## Start MATERIAL

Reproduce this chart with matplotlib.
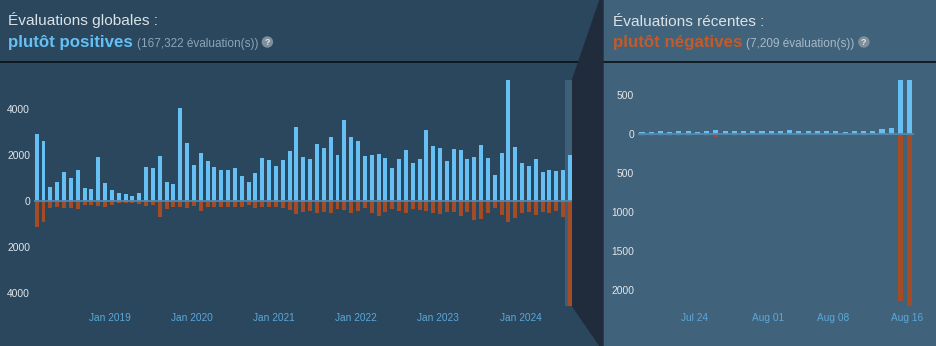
import matplotlib
matplotlib.use('Agg')
import matplotlib.pyplot as plt
from matplotlib.patches import Rectangle, Polygon, Circle
from matplotlib.ticker import FuncFormatter
import pandas as pd

plt.rcParams['font.family'] = ['Liberation Sans', 'DejaVu Sans']

# ---------------- data ----------------
global_title = "Évaluations globales :"
global_summary = "plutôt positives"
global_count = "(167,322 évaluation(s))"
recent_title = "Évaluations récentes :"
recent_summary = "plutôt négatives"
recent_count = "(7,209 évaluation(s))"

months = pd.date_range('2018-02-01', '2024-08-01', freq='MS')
global_pos = [2910, 2600, 600, 830, 1280, 1020, 1350, 570, 540, 1920,
              770, 470, 350, 305, 220, 335, 1480, 1440, 1960, 815,
              730, 4060, 2530, 1560, 2080, 1760, 1470, 1340, 1340, 1430,
              1090, 815, 1210, 1890, 1775, 1530, 1790, 2170, 3245,
              1935, 1850, 2490, 2300, 2810, 1990, 3535, 2780, 2600, 1960,
              2010, 2050, 1890, 1430, 1830, 2225, 1660, 1850, 3100, 2390,
              2300, 1730, 2270, 2225, 1830, 1905, 2460, 1860, 1120, 2095,
              5280, 2360, 1670, 1540, 1830, 1265, 1350, 1310, 1350, 2010]
global_neg = [1120, 900, 290, 260, 320, 290, 360, 175, 160, 200,
              280, 175, 100, 100, 70, 115, 200, 160, 680, 360,
              250, 250, 290, 200, 420, 280, 280, 250, 250, 280,
              250, 175, 290, 250, 250, 250, 290, 390, 580,
              465, 435, 510, 465, 510, 350, 390, 510, 435, 320,
              540, 640, 465, 350, 435, 510, 360, 390, 435, 540,
              580, 465, 465, 640, 465, 830, 785, 540, 320, 610,
              900, 730, 540, 465, 610, 465, 510, 450, 680, 4570]
global_yticks = [-4000, -2000, 0, 2000, 4000]

days = pd.date_range('2024-07-18', '2024-08-16', freq='D')
recent_pos = [30, 26, 38, 30, 43, 43, 30, 38, 51, 38,
              38, 38, 43, 43, 43, 43, 51, 43, 43, 43,
              43, 40, 26, 34, 38, 43, 60, 77, 688, 688]
recent_neg = [20, 22, 25, 20, 22, 22, 18, 22, 35, 18,
              22, 30, 15, 15, 15, 18, 15, 18, 18, 18,
              15, 15, 18, 18, 20, 18, 15, 15, 2135, 2200]
recent_yticks = [-2000, -1500, -1000, -500, 0, 500]
recent_xlabels = ['Jul 24', 'Aug 01', 'Aug 08', 'Aug 16']

# ---------------- styles ----------------
W, H = 936, 346
BG_LEFT = '#2a475e'
BG_RIGHT = '#41627b'
WEDGE = '#202c3c'
POS = '#66c0f4'
NEG = '#a34c25'
NEG_TEXT = '#c25b2b'
YLAB = '#e2e6e9'
XLAB = '#5ba8d8'

fig = plt.figure(figsize=(W / 100, H / 100), dpi=100)
bg = fig.add_axes([0, 0, 1, 1])
bg.set_xlim(0, W)
bg.set_ylim(H, 0)
bg.axis('off')
bg.set_zorder(0)

bg.add_patch(Rectangle((0, 0), 603, H, color=BG_LEFT, zorder=0))
bg.add_patch(Rectangle((603, 0), W - 603, H, color=BG_RIGHT, zorder=0))
bg.plot([0, W], [61.5, 61.5], color='#0a1016', lw=1.2, zorder=1)
bg.add_patch(Polygon([(600, 0), (603, 0), (603, H), (600, H), (572.5, 306), (572.5, 80)],
                     closed=True, color=WEDGE, zorder=2))


def header(x0, title, summary, summary_color, count, count_color):
    bg.text(x0, 25.5, title, fontsize=11.1, color='#dbe2e6', va='baseline', zorder=5)
    t = bg.text(x0, 47, summary, fontsize=12.2, fontweight='bold', color=summary_color,
                va='baseline', zorder=5)
    fig.canvas.draw()
    bb = t.get_window_extent(fig.canvas.get_renderer())
    xe = bg.transData.inverted().transform((bb.x1, bb.y0))[0]
    c = bg.text(xe + 4, 47, count, fontsize=8.5, color=count_color, va='baseline', zorder=5)
    fig.canvas.draw()
    bb2 = c.get_window_extent(fig.canvas.get_renderer())
    xe2 = bg.transData.inverted().transform((bb2.x1, bb2.y0))[0]
    cx = xe2 + 9
    bg.add_patch(Circle((cx, 42), 5, color='#7f909c', zorder=5))
    bg.text(cx, 42.3, '?', fontsize=6.5, fontweight='bold', color='#dfe5e9',
            ha='center', va='center', zorder=6)


header(8, global_title, global_summary, POS, global_count, '#8ea5b7')
header(613, recent_title, recent_summary, NEG_TEXT, recent_count, '#a6bac9')

absfmt = FuncFormatter(lambda v, p: f'{abs(int(v))}')

# ---------------- left chart ----------------
ax1 = fig.add_axes([34 / W, 1 - 306 / H, (572.5 - 34) / W, 226 / H])
ax1.set_zorder(3)
ax1.patch.set_visible(False)
xi = list(range(len(months)))
n = len(xi)
ax1.axvspan(n - 1 - 0.73, n - 1 + 0.3, color='#3e5f78', lw=0, zorder=0)
ax1.bar(xi, global_pos, width=0.58, color=POS, zorder=2)
ax1.bar(xi, [-v for v in global_neg], width=0.58, color=NEG, zorder=2)
ax1.axhline(0, color='#4f86ab', lw=1.3, zorder=3)
ax1.set_xlim(-0.39, n - 1 + 0.37)
ax1.set_ylim(-4585, 5283)
jan_idx = [i for i, m in enumerate(months) if m.month == 1]
ax1.set_xticks([i - 0.25 for i in jan_idx])
ax1.set_xticklabels([months[i].strftime('Jan %Y') for i in jan_idx])
ax1.set_yticks(global_yticks)
ax1.yaxis.set_major_formatter(absfmt)

# ---------------- right chart ----------------
ax2 = fig.add_axes([638 / W, 1 - 306 / H, (914 - 638) / W, 226 / H])
ax2.set_zorder(3)
ax2.patch.set_visible(False)
di = list(range(len(days)))
ax2.bar(di, recent_pos, width=0.55, color=POS, zorder=2)
ax2.bar(di, [-v for v in recent_neg], width=0.55, color=NEG, zorder=2)
ax2.axhline(0, color='#5089b0', lw=1.3, zorder=3)
ax2.set_xlim(-0.43, len(days) - 1 + 0.47)
ax2.set_ylim(-2201, 690)
lab_idx = [i for i, d in enumerate(days) if d.strftime('%b %d') in recent_xlabels]
ax2.set_xticks([i - 0.3 for i in lab_idx])
ax2.set_xticklabels([days[i].strftime('%b %d') for i in lab_idx])
ax2.set_yticks(recent_yticks)
ax2.yaxis.set_major_formatter(absfmt)

for ax in (ax1, ax2):
    for s in ax.spines.values():
        s.set_visible(False)
    ax.tick_params(axis='y', length=0, pad=2.8, labelsize=7.4, labelcolor=YLAB)
    ax.tick_params(axis='x', length=0, pad=5, labelsize=7.3, labelcolor=XLAB)

fig.savefig('out.png', dpi=100)
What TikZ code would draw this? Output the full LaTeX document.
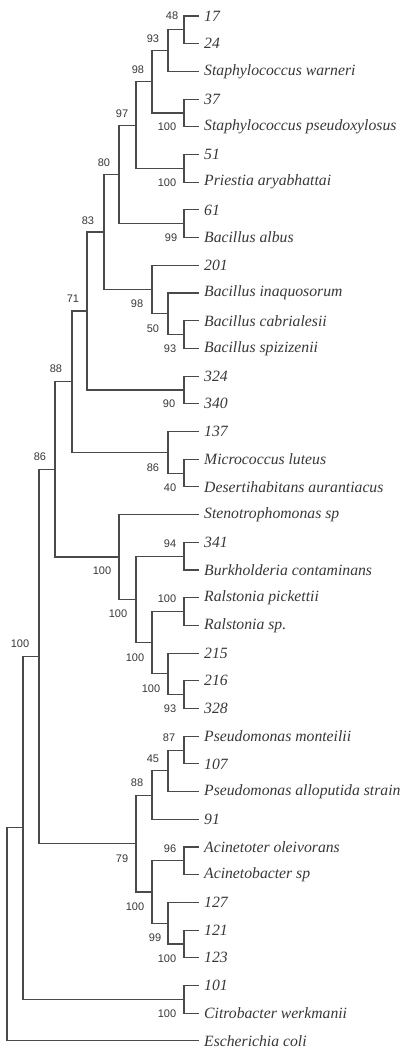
\documentclass[tikz,border=0pt]{standalone}
\usepackage{fontspec}
\setmainfont{Liberation Serif}
\newfontfamily\bsfont{Liberation Sans}
\definecolor{TreeInk}{HTML}{383838}
\definecolor{TreeLine}{HTML}{4A4A4A}
\tikzset{
  branch/.style={draw=TreeLine,line width=1.1pt},
  taxon/.style={anchor=west,inner xsep=5pt,inner ysep=0pt,text=TreeInk,
                font=\fontsize{15.7}{18}\selectfont\itshape},
  boot/.style={text=TreeInk,inner sep=0pt,font=\bsfont\fontsize{11}{13}\selectfont},
}
\begin{document}
\begin{tikzpicture}[x=1pt,y=-1pt]
  \fill[white] (0,0) rectangle (404,1049);
  \useasboundingbox (0,0) rectangle (404,1049);

  \begin{scope}[yshift=4pt]
  % taxa, one row each
  \foreach \i/\name in {1/17,2/24,3/Staphylococcus warneri,4/37,
      5/Staphylococcus pseudoxylosus,6/51,7/Priestia aryabhattai,8/61,
      9/Bacillus albus,10/201,11/Bacillus inaquosorum,12/Bacillus cabrialesii,
      13/Bacillus spizizenii,14/324,15/340,16/137,17/Micrococcus luteus,
      18/Desertihabitans aurantiacus,19/Stenotrophomonas sp,20/341,
      21/Burkholderia contaminans,22/Ralstonia pickettii,23/Ralstonia sp.,
      24/215,25/216,26/328,27/Pseudomonas monteilii,28/107,
      29/Pseudomonas alloputida strain,30/91,31/Acinetoter oleivorans,
      32/Acinetobacter sp,33/127,34/121,35/123,36/101,
      37/Citrobacter werkmanii,38/Escherichia coli}
    \node[taxon] (t\i) at (199,{20+27.7*(\i-1)}) {\name};

  % internal nodes
  \coordinate (nA) at (184,33.9);
  \coordinate (nB) at (168,54.6);
  \coordinate (nD) at (184,117);
  \coordinate (nC) at (152,85.8);
  \coordinate (nF) at (184,172.4);
  \coordinate (nE) at (136,129.1);
  \coordinate (nH) at (184,227.8);
  \coordinate (nG) at (119,178.4);
  \coordinate (nM) at (184,338.6);
  \coordinate (nL) at (168,317.8);
  \coordinate (nK) at (152,293.6);
  \coordinate (nI) at (104,236);
  \coordinate (nN) at (184,394);
  \coordinate (nJ) at (87,315);
  \coordinate (nR) at (184,477.1);
  \coordinate (nP) at (168,456.3);
  \coordinate (nO) at (72,385.6);
  \coordinate (nV) at (184,560.2);
  \coordinate (nX) at (184,615.6);
  \coordinate (nZ) at (184,698.7);
  \coordinate (nY) at (168,677.9);
  \coordinate (nW) at (152,646.7);
  \coordinate (nU) at (136,603.4);
  \coordinate (nT) at (119,561);
  \coordinate (nQ) at (55,473.3);
  \coordinate (nAA) at (184,754.1);
  \coordinate (nAB) at (168,774.8);
  \coordinate (nAC) at (152,799.1);
  \coordinate (nAF) at (184,864.9);
  \coordinate (nAH) at (184,948);
  \coordinate (nAG) at (168,927.2);
  \coordinate (nAE) at (152,896);
  \coordinate (nAD) at (136,847.5);
  \coordinate (nS) at (39,660.4);
  \coordinate (nAI) at (184,1003.4);
  \coordinate (nAJ) at (23,831.9);
  \coordinate (root) at (7,938.4);

  % branches: upper child, node, lower child
  \foreach \a/\n/\b in {t1.west/nA/t2.west, nA/nB/t3.west, t4.west/nD/t5.west,
      nB/nC/nD, t6.west/nF/t7.west, nC/nE/nF, t8.west/nH/t9.west, nE/nG/nH,
      t12.west/nM/t13.west, t11.west/nL/nM, t10.west/nK/nL, nG/nI/nK,
      t14.west/nN/t15.west, nI/nJ/nN, t17.west/nR/t18.west, t16.west/nP/nR,
      nJ/nO/nP, t20.west/nV/t21.west, t22.west/nX/t23.west,
      t25.west/nZ/t26.west, t24.west/nY/nZ, nX/nW/nY, nV/nU/nW,
      t19.west/nT/nU, nO/nQ/nT, t27.west/nAA/t28.west, nAA/nAB/t29.west,
      nAB/nAC/t30.west, t31.west/nAF/t32.west, t34.west/nAH/t35.west,
      t33.west/nAG/nAH, nAF/nAE/nAG, nAC/nAD/nAE, nQ/nS/nAD,
      t36.west/nAI/t37.west, nS/nAJ/nAI, nAJ/root/t38.west}
    \draw[branch] (\a) -| (\n) |- (\b);

  % bootstrap values
  \node[boot] (bA) at (172,20) {48};
  \node[boot] (bB) at (153,43) {93};
  \node[boot] (bC) at (138,74) {98};
  \node[boot] (bD) at (167,131) {100};
  \node[boot] (bE) at (122,118) {97};
  \node[boot] (bF) at (167,187) {100};
  \node[boot] (bG) at (104,167) {80};
  \node[boot] (bH) at (171,242) {99};
  \node[boot] (bI) at (88,225) {83};
  \node[boot] (bJ) at (73,303) {71};
  \node[boot] (bK) at (137,308) {98};
  \node[boot] (bL) at (153,333) {50};
  \node[boot] (bM) at (170,353) {93};
  \node[boot] (bN) at (169,408) {90};
  \node[boot] (bO) at (56,373) {88};
  \node[boot] (bP) at (153,472) {86};
  \node[boot] (bR) at (170,492) {40};
  \node[boot] (bQ) at (40,461) {86};
  \node[boot] (bS) at (20,648) {100};
  \node[boot] (bT) at (102,575) {100};
  \node[boot] (bV) at (170,548) {94};
  \node[boot] (bU) at (118,618) {100};
  \node[boot] (bX) at (167,603) {100};
  \node[boot] (bW) at (135,662) {100};
  \node[boot] (bY) at (151,693) {100};
  \node[boot] (bZ) at (170,713) {93};
  \node[boot] (bAA) at (169,742) {87};
  \node[boot] (bAB) at (153,763) {45};
  \node[boot] (bAC) at (137,787) {88};
  \node[boot] (bAD) at (122,863) {79};
  \node[boot] (bAF) at (170,853) {96};
  \node[boot] (bAE) at (135,911) {100};
  \node[boot] (bAG) at (155,942) {99};
  \node[boot] (bAH) at (167,963) {100};
  \node[boot] (bAI) at (167,1018) {100};
  \end{scope}
\end{tikzpicture}
\end{document}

## End MATERIAL

TASK TO COMPLETE — Omitting all pictures, restate exactly the lines of the material from its start through the line that contains "plt.rcParams['font.family'] = ['Liberation".

RESPONSE TO THE TASK —
Reproduce this chart with matplotlib.
import matplotlib
matplotlib.use('Agg')
import matplotlib.pyplot as plt
from matplotlib.patches import Rectangle, Polygon, Circle
from matplotlib.ticker import FuncFormatter
import pandas as pd

plt.rcParams['font.family'] = ['Liberation Sans', 'DejaVu Sans']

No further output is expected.